**The request:**
Write out, word for word, every line from the first one through the line that holds "YAxis, CartesianGrid, LabelList", and nothing else; skip the pictures.

**Recorded information:**
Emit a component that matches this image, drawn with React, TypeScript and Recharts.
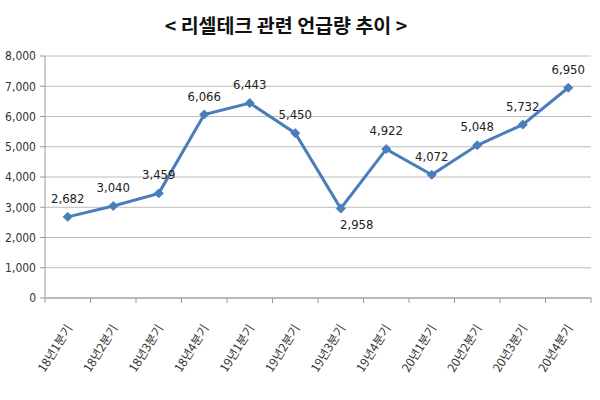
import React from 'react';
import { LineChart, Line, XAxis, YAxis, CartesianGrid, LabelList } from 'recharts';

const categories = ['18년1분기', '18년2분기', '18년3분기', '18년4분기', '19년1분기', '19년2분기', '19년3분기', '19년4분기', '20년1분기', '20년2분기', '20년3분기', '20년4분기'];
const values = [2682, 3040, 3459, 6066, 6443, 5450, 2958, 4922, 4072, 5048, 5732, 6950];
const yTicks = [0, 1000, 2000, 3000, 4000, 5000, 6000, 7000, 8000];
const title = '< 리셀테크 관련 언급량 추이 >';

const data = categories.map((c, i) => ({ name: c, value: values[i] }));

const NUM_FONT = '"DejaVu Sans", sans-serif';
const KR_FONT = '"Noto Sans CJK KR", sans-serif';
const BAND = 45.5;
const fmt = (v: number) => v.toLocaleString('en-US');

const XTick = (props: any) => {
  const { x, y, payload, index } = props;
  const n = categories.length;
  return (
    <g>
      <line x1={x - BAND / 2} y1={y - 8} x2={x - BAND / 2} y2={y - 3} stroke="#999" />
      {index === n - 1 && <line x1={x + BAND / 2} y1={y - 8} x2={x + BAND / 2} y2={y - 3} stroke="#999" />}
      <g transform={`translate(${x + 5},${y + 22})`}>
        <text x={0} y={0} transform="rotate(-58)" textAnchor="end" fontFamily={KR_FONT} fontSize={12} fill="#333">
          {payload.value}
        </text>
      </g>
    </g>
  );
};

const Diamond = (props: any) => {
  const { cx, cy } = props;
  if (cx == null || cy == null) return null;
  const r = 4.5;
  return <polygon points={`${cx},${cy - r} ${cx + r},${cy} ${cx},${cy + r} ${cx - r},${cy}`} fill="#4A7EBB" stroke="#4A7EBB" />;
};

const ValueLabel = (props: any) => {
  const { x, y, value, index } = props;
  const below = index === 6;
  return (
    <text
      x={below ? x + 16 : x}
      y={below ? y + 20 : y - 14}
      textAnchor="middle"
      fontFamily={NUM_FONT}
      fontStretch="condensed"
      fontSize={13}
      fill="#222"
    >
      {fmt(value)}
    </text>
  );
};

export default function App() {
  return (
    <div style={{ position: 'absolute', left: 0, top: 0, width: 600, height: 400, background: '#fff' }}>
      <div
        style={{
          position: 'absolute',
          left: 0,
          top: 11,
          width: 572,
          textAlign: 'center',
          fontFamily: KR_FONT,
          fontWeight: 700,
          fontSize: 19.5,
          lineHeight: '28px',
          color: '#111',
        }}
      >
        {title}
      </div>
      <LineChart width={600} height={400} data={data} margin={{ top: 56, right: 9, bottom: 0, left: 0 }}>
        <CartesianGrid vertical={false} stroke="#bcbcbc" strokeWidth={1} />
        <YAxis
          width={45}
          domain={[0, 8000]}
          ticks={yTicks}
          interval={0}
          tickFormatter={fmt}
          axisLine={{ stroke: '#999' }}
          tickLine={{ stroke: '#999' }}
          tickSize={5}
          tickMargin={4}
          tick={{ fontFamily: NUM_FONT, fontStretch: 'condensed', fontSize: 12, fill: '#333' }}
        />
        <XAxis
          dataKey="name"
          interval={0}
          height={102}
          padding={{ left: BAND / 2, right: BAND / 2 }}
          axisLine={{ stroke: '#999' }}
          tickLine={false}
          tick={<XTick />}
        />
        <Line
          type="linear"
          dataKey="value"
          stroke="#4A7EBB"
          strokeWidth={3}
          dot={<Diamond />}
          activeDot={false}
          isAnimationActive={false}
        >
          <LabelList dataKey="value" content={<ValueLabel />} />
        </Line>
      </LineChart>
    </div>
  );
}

**Result:**
Emit a component that matches this image, drawn with React, TypeScript and Recharts.
import React from 'react';
import { LineChart, Line, XAxis, YAxis, CartesianGrid, LabelList } from 'recharts';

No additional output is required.